The documentary is composed of stunning scenary rendered in beautiful digital black & white, particularly the night landscapes are of almost pictorial quality, punctuated by scenes of people inhabiting the areas along the river, mostly areas ruined or emptied by the industrial and urban changes of the last decades. These parts with people are, in my opinion, performative, in a sense that the people seen, most of them poors, with mental problems or homeless, are performing themselves and their daily routine in front and for the camera. A Yangtze Landscape is for this reason a very partial film that focuses its attention on certain edges of Chinese society, I’m pretty sure that most of the comunities living near or on the banks of the Yangtze river are very different from the few exceptional individuals shown in the movie. Yet this is not a demerit of the film, a certain quality of artificiality so to speak, or performance as I have called it above, is very obviously present from the first minutes of the documentary, and the fact that it’s shot in its entirety in black & white is after all the biggest hint of its poetic aspiration and quality. Also on a technical side, it is worth noticing how in more than 2 hours and half there’s never a camera movement and a zoom in or out, the frame never moves, everything is crystallized and done by a very crafted editing, we have the camera “moving” only in the scenes where it is positioned on a ship floating on the river.

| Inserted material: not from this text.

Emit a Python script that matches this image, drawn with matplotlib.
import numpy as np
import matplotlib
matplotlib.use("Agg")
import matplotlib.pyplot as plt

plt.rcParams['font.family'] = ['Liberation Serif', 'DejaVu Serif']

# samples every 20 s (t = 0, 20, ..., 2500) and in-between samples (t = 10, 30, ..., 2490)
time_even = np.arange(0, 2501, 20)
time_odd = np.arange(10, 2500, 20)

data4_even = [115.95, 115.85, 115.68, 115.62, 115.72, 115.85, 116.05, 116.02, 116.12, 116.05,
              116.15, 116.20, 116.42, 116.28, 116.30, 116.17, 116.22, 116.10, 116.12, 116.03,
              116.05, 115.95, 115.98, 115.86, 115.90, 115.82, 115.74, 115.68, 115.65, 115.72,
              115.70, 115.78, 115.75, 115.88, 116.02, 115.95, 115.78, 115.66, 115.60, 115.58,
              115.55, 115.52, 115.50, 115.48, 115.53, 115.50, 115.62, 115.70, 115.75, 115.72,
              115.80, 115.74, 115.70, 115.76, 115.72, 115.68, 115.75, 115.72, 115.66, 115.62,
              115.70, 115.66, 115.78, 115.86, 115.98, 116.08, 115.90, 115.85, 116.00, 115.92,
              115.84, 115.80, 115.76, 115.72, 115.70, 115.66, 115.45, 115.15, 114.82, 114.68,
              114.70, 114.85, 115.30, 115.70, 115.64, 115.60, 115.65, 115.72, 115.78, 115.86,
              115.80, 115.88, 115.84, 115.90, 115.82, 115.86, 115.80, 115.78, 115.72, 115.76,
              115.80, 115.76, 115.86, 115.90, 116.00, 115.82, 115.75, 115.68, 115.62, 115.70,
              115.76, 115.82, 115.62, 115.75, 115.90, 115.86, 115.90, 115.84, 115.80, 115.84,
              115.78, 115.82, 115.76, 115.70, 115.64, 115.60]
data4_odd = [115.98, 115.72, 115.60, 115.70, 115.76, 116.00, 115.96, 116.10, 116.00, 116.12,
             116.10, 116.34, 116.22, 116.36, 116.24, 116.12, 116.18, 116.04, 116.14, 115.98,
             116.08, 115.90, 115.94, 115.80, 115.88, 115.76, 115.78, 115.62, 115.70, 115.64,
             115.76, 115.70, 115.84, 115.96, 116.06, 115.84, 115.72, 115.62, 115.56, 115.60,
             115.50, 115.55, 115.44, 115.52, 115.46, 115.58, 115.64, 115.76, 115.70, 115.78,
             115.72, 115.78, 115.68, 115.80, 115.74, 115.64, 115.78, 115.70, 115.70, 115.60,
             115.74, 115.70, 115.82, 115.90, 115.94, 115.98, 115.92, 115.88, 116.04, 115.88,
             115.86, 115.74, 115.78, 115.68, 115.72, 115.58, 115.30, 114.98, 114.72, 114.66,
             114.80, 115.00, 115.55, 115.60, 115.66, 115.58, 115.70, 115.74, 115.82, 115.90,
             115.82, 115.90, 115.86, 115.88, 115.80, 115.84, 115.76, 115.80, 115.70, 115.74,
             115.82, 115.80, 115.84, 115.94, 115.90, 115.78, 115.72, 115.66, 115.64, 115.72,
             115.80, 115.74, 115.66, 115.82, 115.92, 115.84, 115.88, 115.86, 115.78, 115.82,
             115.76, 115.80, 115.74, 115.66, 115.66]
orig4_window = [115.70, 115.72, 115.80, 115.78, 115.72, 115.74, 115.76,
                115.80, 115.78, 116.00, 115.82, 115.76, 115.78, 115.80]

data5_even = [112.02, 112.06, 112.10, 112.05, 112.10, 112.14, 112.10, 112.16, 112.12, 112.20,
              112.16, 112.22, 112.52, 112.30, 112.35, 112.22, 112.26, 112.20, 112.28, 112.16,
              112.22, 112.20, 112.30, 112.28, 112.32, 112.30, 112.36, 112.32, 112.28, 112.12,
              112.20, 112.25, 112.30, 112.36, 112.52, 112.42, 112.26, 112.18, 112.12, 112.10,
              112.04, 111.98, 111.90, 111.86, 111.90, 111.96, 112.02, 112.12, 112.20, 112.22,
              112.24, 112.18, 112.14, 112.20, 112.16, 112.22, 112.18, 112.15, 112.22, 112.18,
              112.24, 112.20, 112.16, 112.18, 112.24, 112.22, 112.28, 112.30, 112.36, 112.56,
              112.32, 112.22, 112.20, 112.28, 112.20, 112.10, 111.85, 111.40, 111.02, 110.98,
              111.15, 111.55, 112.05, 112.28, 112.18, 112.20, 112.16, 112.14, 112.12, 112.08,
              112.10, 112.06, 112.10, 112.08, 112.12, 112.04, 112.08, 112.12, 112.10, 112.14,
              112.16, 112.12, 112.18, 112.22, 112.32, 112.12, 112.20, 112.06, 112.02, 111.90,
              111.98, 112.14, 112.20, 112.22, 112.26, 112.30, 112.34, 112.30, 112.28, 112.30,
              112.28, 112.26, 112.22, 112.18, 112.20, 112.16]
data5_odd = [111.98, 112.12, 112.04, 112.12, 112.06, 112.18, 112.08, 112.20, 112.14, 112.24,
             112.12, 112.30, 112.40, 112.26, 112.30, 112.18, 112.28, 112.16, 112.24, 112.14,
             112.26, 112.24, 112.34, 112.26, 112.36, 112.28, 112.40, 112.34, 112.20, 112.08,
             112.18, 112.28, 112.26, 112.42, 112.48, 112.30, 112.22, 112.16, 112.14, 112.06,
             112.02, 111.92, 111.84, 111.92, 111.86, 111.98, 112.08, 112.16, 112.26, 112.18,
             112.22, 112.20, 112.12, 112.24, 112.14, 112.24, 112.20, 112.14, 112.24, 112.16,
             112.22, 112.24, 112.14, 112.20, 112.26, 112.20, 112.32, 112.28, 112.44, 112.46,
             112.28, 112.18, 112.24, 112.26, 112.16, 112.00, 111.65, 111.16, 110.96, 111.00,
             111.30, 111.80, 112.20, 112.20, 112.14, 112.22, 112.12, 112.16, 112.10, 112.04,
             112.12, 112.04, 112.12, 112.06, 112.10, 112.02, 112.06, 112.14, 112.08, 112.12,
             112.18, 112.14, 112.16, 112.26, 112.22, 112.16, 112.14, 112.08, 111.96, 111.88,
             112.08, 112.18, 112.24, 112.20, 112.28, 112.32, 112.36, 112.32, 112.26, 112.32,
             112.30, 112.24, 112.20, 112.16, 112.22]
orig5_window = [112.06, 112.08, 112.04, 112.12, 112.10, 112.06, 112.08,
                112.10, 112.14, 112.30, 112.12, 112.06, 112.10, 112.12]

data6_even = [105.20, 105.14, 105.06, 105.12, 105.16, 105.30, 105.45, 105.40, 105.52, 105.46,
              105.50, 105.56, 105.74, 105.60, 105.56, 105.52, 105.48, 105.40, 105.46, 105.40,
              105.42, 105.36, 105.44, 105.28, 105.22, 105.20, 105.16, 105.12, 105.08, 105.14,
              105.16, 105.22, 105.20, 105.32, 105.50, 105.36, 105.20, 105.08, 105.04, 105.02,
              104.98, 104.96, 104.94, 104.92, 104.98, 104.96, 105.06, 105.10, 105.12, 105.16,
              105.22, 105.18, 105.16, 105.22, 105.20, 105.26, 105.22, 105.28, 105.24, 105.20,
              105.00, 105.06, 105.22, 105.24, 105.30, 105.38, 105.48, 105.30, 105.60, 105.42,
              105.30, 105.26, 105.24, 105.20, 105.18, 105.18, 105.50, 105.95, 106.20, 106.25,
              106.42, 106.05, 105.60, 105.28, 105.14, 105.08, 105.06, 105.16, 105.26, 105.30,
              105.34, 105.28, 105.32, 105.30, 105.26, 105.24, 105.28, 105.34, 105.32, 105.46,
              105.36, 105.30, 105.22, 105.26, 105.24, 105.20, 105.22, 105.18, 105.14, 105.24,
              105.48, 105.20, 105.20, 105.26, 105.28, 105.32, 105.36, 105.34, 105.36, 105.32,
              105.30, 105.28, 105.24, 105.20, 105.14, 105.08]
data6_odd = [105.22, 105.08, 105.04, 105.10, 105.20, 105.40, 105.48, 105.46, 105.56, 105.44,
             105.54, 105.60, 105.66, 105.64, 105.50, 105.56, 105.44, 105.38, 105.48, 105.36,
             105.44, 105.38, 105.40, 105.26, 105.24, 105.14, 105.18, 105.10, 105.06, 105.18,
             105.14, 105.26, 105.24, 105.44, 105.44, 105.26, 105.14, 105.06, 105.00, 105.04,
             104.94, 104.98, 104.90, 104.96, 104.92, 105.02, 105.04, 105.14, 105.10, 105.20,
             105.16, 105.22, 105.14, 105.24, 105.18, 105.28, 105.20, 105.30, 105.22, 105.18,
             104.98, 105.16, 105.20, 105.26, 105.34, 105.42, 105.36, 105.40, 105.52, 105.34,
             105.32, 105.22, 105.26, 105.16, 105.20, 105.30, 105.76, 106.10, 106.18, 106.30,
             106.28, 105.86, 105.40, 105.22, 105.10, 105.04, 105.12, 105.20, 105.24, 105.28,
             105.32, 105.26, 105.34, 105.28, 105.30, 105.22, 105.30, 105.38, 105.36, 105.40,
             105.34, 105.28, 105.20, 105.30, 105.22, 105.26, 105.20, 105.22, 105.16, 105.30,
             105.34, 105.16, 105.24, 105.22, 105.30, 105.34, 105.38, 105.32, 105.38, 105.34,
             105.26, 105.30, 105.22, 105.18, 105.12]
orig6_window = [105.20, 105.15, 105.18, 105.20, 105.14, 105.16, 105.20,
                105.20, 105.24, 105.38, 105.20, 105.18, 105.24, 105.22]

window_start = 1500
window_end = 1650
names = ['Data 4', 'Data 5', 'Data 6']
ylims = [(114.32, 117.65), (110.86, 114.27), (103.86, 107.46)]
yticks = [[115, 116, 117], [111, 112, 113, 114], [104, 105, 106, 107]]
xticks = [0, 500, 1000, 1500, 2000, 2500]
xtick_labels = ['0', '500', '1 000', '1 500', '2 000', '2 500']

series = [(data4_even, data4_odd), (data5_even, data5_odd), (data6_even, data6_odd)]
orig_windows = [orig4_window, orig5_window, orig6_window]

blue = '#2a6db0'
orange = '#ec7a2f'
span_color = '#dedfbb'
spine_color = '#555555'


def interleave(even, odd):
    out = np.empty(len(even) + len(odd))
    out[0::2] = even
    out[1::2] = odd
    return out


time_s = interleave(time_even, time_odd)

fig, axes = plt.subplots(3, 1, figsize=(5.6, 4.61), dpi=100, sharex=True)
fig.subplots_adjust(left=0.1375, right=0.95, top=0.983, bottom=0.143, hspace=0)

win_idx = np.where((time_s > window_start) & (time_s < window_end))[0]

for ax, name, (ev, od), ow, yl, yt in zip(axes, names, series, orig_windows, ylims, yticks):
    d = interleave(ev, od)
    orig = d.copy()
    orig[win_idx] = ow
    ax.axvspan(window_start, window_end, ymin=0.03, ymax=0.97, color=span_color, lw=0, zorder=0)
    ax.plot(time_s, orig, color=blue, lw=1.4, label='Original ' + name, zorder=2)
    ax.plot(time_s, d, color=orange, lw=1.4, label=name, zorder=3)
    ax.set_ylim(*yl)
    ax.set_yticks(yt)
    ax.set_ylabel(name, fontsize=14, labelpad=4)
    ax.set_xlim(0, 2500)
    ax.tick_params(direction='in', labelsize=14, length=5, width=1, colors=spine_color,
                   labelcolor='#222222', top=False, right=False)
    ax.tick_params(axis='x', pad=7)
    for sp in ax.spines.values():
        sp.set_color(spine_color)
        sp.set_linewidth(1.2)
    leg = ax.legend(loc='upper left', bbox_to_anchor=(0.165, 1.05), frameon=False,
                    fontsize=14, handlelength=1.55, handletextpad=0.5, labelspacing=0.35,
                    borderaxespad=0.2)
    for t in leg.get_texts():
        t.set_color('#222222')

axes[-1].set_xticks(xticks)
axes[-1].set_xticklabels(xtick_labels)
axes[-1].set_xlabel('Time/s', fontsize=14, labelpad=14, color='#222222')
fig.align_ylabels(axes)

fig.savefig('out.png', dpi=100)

The movie has some similarity in its basic concept and structure to P. J. Sniadecki’s The Iron Ministry, if I’m not wrong, the american director is among the people thanked at the end of the documentary. There the camera followed the lives of Chinese people commuting by train from one part of the country to the other, from the lower to the upper class, here Xu Xin directs his gaze from the port of Shanghai to its source in Tibet.
We see and learn through intertitles, there’s no narration, about abandoned old villages, a bridge where every year many people commit suicide and other disasters and accidents that have happened near or on the river in the last 5 or 10 years.

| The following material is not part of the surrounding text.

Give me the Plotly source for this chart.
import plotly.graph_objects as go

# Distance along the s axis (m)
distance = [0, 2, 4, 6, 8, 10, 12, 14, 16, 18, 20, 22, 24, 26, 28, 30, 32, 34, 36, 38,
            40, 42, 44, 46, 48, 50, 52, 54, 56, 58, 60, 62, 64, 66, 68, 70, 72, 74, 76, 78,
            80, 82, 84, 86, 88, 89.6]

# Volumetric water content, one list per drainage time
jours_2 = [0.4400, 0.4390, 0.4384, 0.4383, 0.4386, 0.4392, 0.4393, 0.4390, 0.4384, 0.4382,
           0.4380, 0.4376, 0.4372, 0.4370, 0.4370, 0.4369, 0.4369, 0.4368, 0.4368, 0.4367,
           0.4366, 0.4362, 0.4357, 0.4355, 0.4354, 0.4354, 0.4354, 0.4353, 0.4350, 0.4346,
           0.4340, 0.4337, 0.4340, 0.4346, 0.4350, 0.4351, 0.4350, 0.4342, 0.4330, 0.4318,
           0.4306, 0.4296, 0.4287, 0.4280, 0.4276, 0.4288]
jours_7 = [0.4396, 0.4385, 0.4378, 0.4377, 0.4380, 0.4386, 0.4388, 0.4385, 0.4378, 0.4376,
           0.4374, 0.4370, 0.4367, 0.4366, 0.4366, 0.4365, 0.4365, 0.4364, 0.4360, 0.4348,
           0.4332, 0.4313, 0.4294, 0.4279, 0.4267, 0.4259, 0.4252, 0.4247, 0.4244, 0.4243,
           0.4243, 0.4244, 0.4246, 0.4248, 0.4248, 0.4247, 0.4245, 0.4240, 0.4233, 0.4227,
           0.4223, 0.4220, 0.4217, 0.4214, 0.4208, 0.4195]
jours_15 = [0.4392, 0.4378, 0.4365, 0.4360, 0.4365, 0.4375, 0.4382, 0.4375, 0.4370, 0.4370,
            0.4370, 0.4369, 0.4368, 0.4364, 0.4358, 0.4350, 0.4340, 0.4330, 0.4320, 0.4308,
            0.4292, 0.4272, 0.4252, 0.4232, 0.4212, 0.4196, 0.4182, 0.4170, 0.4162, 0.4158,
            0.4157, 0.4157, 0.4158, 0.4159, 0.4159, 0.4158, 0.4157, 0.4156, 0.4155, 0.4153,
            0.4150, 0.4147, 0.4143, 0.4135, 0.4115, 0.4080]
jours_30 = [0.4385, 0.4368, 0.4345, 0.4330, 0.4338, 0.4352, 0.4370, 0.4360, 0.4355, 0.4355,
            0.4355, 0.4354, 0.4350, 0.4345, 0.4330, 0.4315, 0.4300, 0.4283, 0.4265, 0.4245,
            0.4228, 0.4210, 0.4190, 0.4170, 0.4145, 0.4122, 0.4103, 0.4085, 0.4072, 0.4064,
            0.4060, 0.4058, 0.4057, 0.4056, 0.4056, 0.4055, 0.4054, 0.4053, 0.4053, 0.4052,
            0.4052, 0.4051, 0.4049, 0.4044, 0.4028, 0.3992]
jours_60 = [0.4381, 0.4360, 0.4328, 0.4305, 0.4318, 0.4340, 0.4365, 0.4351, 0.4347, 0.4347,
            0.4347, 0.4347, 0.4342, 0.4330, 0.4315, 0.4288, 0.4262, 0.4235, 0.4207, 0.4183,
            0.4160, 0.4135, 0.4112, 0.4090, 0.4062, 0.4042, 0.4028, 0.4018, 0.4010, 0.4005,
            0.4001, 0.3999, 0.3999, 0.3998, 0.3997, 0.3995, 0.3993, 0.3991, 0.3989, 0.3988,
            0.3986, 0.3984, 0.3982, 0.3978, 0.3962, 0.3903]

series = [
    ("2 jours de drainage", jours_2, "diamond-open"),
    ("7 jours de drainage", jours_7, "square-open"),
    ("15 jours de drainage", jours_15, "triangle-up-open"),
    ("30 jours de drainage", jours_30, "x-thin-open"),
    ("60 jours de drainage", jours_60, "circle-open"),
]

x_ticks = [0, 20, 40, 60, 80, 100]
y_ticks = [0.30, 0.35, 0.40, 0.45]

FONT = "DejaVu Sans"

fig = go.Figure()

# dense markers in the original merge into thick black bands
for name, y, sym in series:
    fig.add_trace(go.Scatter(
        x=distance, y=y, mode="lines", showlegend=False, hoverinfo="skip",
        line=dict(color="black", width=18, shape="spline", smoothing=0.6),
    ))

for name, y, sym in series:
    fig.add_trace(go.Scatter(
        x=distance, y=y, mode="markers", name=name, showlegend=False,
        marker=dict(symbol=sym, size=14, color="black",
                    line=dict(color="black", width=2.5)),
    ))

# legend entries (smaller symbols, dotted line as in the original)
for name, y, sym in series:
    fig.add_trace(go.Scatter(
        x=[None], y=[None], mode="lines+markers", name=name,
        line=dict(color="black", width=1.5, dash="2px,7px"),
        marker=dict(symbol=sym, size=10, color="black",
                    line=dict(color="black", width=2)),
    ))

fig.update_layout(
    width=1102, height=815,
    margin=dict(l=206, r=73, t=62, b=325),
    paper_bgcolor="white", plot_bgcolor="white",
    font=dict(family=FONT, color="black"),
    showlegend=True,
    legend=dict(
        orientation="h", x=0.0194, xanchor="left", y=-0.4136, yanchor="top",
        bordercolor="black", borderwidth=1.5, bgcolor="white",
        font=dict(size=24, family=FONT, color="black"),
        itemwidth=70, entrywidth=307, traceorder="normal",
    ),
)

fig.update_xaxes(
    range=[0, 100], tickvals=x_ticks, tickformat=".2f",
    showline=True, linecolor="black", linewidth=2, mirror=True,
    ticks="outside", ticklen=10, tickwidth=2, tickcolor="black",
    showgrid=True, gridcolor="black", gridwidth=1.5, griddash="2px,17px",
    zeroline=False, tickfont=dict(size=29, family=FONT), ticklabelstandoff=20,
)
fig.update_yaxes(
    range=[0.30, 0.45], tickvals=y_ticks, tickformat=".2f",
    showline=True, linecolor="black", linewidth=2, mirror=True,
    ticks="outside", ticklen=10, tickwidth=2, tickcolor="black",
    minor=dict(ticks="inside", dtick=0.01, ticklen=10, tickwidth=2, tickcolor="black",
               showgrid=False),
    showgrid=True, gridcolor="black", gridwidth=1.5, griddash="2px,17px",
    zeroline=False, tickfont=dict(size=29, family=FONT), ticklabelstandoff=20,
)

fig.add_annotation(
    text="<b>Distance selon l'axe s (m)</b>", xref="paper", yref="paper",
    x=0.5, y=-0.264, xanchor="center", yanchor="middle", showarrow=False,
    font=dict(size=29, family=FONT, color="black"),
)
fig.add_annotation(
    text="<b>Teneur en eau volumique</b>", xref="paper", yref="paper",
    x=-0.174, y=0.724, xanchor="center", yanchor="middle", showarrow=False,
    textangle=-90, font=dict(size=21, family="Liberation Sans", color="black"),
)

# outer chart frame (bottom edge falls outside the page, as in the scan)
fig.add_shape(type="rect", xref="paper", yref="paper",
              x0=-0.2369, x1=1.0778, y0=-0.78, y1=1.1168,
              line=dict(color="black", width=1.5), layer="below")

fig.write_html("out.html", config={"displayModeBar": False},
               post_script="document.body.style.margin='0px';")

The only witness of all these happenings seems to be the landscape, it is almost useless to say it, but the real protagonist of the movie is the landscape, a space where natural, human and industrial histories/stories intermingle and merge.

Interesting and well crafted as it is, I nonetheless feel that something is missing from it, to denounce and criticize certain aspects of contemporary Chinese society, and not only China, is something that absolutely must be done, but now that the country is in the spotlight internationally the risk is to look too redundant. For instance, towards the end of the movie there’s a long part all dedicated to a couple of homeless, their shacks and their dogs, we can see them on the foreground sitting in an old sofa or wandering among ruins with the ultramodern city and its skyscrapers on the background. The image is beautiful in its contrast, and even if it possesses a degree of truth, it ends up being trite and obvious, weakening the potential of the movie. While I like the general style, again the black & white is pictorial and the editing is perfect, it must be said that sometimes the film looks too “beautiful” and the image too “clean” without being subversive. The parts that resonate with me the most are those where Xu Xin explores the aesthetics of documentary to its limits. The aforementioned night scenes of the cities lights along the river, shiny but empty jewel boxes, or those at the river locks, slow and almost endless images of the water level, the ships raising and the gates opening, paired with a cacophonous soundscape made of squeaking noises and experimental music.